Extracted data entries
:::::

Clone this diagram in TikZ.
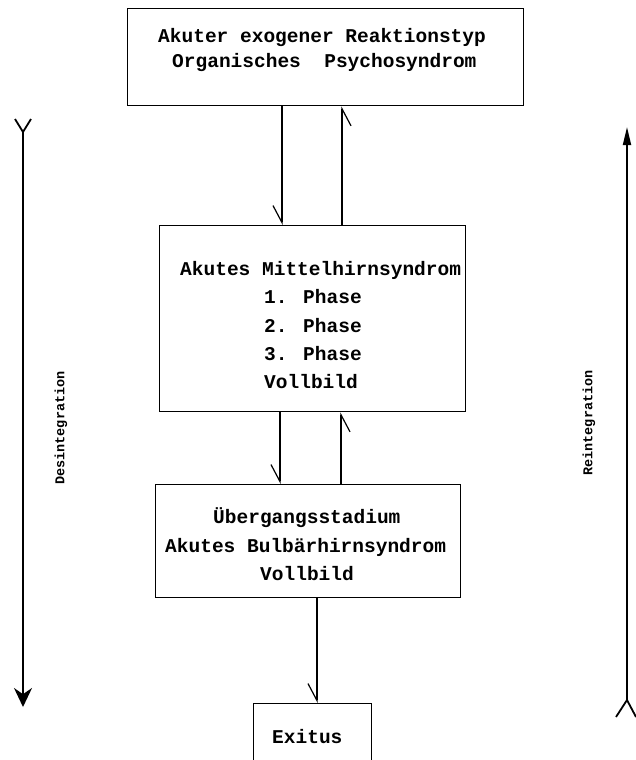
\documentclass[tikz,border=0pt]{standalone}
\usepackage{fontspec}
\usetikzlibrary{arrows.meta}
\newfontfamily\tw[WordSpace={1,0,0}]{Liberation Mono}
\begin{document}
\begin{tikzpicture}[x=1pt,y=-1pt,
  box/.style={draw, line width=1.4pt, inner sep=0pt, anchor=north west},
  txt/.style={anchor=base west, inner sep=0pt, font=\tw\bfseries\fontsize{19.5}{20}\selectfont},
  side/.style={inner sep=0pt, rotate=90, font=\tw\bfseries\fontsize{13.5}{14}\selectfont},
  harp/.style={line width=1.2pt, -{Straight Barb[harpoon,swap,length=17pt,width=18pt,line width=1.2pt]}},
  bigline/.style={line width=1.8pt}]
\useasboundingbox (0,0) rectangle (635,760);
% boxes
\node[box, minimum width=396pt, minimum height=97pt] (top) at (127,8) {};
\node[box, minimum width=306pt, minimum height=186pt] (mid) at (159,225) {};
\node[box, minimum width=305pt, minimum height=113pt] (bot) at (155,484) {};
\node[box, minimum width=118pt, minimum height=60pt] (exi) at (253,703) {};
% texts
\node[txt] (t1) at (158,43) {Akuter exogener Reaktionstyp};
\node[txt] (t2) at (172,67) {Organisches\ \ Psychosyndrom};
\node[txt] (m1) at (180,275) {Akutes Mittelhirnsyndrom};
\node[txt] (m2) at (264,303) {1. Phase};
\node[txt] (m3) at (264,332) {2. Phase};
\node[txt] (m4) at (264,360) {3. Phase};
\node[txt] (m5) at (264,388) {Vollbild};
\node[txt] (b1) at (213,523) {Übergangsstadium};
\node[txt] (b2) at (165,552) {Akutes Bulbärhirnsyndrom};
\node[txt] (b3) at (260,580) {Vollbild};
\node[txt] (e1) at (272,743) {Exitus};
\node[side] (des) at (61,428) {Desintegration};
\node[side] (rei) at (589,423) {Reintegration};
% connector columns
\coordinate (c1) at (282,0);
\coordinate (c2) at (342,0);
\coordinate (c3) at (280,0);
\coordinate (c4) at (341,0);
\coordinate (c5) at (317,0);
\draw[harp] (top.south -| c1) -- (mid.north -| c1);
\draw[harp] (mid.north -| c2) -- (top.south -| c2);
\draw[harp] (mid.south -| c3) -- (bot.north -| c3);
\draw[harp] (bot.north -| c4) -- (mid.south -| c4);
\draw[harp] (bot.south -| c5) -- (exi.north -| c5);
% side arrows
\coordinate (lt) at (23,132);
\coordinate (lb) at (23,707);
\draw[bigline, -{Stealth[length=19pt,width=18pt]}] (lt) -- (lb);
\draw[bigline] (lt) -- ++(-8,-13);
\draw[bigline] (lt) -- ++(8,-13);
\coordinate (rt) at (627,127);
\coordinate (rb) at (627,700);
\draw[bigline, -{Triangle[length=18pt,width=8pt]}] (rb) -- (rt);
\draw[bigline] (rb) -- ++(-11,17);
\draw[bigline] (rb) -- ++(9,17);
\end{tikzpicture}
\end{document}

:::::

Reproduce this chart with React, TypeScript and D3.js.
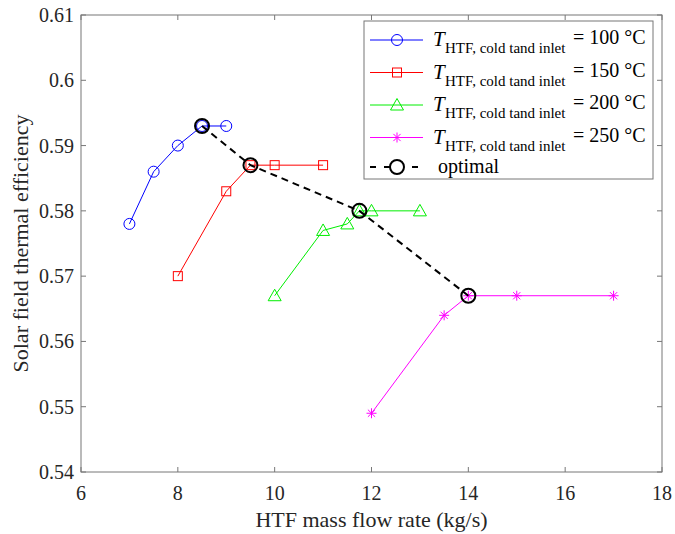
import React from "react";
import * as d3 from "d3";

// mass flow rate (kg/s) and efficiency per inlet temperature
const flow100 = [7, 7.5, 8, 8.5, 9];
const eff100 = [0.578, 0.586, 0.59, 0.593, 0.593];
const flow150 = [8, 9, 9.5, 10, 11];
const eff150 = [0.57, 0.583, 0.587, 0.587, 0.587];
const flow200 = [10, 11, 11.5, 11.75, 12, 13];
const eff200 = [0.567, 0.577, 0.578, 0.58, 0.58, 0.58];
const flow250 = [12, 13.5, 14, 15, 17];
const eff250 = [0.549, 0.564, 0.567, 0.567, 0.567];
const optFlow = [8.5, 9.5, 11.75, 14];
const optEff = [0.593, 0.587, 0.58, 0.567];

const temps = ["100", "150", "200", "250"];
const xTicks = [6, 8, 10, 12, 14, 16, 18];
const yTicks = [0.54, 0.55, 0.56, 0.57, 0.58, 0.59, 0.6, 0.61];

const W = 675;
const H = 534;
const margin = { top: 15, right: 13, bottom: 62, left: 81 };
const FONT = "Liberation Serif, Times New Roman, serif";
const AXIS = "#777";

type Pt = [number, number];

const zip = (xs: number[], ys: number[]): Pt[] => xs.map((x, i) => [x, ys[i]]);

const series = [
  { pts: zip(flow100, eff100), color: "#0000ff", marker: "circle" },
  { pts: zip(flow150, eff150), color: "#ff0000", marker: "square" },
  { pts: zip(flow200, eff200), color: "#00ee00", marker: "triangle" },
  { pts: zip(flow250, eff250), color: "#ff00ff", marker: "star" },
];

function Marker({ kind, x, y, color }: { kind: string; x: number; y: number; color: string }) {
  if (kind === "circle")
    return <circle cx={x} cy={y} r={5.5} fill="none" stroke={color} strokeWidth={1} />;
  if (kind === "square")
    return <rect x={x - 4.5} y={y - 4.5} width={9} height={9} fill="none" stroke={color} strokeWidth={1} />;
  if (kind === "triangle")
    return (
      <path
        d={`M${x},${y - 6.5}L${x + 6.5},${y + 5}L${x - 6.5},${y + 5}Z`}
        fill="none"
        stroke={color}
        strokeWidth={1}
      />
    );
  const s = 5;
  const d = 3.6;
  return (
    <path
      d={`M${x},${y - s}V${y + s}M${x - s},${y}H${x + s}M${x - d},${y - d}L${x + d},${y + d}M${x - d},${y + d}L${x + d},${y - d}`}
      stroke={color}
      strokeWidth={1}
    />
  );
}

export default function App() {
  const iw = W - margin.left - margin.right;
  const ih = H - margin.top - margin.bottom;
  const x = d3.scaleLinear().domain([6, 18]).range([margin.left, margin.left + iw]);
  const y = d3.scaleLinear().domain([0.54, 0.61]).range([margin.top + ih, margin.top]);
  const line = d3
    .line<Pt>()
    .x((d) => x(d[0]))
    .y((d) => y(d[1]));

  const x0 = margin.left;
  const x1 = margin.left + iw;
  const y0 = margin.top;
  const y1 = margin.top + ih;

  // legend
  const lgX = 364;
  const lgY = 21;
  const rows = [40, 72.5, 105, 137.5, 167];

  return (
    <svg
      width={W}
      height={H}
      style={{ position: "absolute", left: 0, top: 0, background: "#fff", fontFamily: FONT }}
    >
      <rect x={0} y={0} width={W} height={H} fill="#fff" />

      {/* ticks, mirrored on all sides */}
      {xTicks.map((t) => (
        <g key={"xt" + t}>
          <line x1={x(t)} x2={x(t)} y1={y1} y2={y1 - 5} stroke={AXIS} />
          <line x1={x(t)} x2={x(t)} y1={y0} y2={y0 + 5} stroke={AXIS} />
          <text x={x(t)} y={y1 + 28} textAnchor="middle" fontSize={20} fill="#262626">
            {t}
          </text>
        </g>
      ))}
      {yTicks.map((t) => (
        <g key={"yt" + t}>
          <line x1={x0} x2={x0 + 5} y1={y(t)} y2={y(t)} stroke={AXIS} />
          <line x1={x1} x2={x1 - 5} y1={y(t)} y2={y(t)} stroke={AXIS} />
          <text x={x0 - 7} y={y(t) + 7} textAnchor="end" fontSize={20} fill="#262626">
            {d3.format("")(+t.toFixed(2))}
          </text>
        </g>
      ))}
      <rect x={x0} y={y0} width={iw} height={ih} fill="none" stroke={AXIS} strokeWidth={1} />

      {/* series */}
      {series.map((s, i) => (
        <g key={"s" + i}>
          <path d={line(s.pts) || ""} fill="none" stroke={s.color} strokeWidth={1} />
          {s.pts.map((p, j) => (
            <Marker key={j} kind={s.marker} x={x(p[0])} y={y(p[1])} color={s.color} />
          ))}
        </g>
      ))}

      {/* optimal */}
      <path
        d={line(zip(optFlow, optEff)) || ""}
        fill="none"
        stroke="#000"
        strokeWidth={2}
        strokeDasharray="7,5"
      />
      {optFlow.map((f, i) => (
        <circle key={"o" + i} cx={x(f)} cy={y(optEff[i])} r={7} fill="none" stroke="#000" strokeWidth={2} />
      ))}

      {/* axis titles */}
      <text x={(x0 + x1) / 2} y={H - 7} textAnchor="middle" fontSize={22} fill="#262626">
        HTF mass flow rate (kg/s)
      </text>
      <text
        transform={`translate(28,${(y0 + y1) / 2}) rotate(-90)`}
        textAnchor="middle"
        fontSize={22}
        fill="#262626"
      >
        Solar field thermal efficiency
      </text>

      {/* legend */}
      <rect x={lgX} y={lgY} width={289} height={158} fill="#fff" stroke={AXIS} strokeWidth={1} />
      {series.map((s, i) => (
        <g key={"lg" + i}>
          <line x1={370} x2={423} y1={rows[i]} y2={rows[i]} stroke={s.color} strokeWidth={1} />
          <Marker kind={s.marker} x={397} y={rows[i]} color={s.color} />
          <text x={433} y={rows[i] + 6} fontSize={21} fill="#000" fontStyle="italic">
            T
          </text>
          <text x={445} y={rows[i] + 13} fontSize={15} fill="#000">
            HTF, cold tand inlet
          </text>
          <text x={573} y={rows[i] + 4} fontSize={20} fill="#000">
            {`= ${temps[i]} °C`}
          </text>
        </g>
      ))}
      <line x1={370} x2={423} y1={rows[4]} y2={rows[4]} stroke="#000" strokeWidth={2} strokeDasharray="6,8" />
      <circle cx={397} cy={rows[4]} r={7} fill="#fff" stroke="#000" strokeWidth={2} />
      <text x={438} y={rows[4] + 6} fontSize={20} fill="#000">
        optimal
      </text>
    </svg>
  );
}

:::::

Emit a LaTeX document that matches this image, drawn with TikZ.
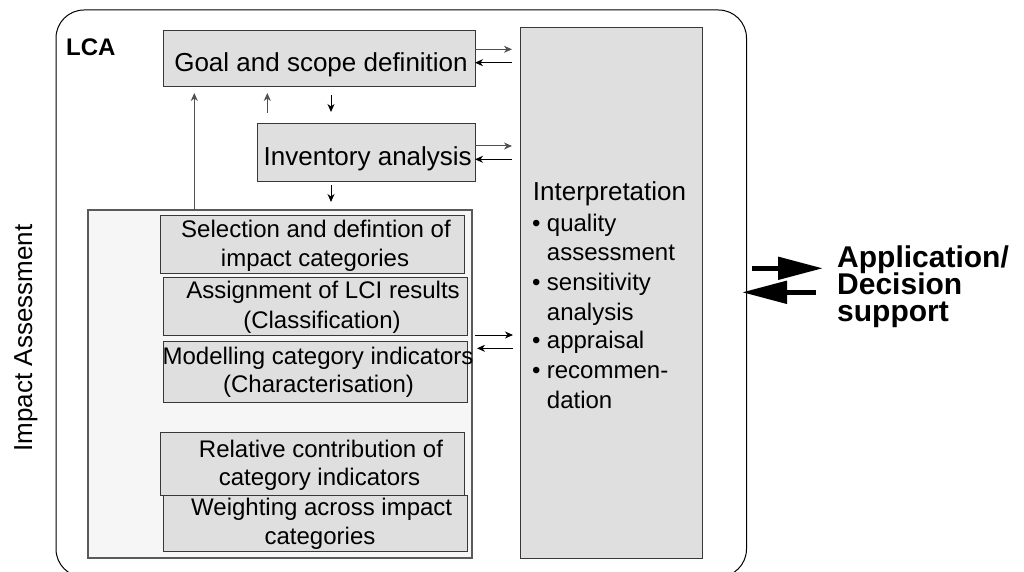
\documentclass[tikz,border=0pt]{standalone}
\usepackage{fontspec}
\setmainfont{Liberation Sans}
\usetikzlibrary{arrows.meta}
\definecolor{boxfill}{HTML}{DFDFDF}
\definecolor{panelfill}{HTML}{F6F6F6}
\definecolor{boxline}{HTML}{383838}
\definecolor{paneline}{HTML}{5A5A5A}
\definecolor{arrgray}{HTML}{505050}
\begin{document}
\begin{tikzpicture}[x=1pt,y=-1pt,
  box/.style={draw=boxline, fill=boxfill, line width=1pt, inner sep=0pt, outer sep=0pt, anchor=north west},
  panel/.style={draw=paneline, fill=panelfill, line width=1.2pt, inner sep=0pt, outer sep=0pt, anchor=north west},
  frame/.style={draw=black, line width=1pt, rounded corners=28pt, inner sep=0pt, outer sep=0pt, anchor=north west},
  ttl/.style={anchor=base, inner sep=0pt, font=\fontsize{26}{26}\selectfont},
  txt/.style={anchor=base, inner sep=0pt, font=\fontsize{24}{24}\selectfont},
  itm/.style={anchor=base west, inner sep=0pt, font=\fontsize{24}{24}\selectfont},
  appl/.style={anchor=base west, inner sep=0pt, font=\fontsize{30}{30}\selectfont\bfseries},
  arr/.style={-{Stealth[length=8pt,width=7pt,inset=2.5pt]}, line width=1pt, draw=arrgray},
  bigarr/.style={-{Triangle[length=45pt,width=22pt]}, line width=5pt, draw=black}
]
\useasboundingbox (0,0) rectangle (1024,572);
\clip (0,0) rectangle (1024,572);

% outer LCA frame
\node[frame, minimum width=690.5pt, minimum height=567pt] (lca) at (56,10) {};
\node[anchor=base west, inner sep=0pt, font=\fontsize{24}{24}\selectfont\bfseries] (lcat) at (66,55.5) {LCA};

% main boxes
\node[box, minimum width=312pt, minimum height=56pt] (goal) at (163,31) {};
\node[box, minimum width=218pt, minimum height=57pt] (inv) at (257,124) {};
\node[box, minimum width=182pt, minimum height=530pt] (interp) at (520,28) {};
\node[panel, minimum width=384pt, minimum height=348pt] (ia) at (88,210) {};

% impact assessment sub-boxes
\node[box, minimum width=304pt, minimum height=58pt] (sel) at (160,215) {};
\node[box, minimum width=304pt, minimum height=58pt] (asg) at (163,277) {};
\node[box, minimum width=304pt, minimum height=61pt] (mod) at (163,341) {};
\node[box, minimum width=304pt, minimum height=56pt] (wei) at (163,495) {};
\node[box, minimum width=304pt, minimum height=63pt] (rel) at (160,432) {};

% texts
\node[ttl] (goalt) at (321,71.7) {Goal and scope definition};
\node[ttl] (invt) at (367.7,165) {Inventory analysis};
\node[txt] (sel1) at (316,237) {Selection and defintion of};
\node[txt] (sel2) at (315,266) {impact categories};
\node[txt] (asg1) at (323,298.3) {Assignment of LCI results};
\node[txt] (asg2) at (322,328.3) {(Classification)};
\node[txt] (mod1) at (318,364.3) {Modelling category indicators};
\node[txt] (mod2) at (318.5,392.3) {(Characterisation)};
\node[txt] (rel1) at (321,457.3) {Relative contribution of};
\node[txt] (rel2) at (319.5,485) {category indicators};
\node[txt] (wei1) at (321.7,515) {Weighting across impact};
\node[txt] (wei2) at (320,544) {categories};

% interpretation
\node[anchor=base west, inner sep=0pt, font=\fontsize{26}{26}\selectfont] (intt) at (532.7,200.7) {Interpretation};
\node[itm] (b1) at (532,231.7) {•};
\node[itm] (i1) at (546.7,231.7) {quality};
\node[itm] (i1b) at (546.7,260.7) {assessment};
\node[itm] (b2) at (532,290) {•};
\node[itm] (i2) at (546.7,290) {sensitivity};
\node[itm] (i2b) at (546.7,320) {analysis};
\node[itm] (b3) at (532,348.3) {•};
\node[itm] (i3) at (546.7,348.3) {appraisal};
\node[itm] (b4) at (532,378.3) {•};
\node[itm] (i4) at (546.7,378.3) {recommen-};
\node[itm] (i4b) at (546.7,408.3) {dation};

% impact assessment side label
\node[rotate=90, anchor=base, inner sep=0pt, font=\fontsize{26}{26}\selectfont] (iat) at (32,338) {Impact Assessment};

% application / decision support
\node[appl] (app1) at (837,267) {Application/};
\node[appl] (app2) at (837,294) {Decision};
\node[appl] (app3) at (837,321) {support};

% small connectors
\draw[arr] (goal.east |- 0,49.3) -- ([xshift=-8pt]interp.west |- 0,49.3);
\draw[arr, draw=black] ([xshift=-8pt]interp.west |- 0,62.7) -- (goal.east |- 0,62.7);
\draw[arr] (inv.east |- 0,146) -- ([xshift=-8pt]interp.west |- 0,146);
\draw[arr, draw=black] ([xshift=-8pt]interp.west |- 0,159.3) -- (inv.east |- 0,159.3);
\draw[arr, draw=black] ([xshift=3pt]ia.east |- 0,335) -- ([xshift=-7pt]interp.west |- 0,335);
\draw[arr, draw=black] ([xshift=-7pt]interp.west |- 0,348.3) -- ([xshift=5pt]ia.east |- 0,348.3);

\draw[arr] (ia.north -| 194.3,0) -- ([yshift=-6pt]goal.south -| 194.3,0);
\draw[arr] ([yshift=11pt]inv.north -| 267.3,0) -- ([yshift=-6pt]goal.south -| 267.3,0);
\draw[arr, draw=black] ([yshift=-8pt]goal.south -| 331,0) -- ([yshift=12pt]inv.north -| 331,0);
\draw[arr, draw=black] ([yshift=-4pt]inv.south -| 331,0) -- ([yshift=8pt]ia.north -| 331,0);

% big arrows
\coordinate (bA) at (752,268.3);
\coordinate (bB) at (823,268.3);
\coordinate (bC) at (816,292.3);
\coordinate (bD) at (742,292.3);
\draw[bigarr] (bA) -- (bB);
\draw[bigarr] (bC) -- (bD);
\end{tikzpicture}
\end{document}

:::::

Both the line with "Emit a LaTeX" and the line with "(lcat) at (66,55.5)" belong in the copy, along with every line between them; set them down exactly and skip the pictures.

Exercise answer
Emit a LaTeX document that matches this image, drawn with TikZ.
\documentclass[tikz,border=0pt]{standalone}
\usepackage{fontspec}
\setmainfont{Liberation Sans}
\usetikzlibrary{arrows.meta}
\definecolor{boxfill}{HTML}{DFDFDF}
\definecolor{panelfill}{HTML}{F6F6F6}
\definecolor{boxline}{HTML}{383838}
\definecolor{paneline}{HTML}{5A5A5A}
\definecolor{arrgray}{HTML}{505050}
\begin{document}
\begin{tikzpicture}[x=1pt,y=-1pt,
  box/.style={draw=boxline, fill=boxfill, line width=1pt, inner sep=0pt, outer sep=0pt, anchor=north west},
  panel/.style={draw=paneline, fill=panelfill, line width=1.2pt, inner sep=0pt, outer sep=0pt, anchor=north west},
  frame/.style={draw=black, line width=1pt, rounded corners=28pt, inner sep=0pt, outer sep=0pt, anchor=north west},
  ttl/.style={anchor=base, inner sep=0pt, font=\fontsize{26}{26}\selectfont},
  txt/.style={anchor=base, inner sep=0pt, font=\fontsize{24}{24}\selectfont},
  itm/.style={anchor=base west, inner sep=0pt, font=\fontsize{24}{24}\selectfont},
  appl/.style={anchor=base west, inner sep=0pt, font=\fontsize{30}{30}\selectfont\bfseries},
  arr/.style={-{Stealth[length=8pt,width=7pt,inset=2.5pt]}, line width=1pt, draw=arrgray},
  bigarr/.style={-{Triangle[length=45pt,width=22pt]}, line width=5pt, draw=black}
]
\useasboundingbox (0,0) rectangle (1024,572);
\clip (0,0) rectangle (1024,572);

% outer LCA frame
\node[frame, minimum width=690.5pt, minimum height=567pt] (lca) at (56,10) {};
\node[anchor=base west, inner sep=0pt, font=\fontsize{24}{24}\selectfont\bfseries] (lcat) at (66,55.5) {LCA};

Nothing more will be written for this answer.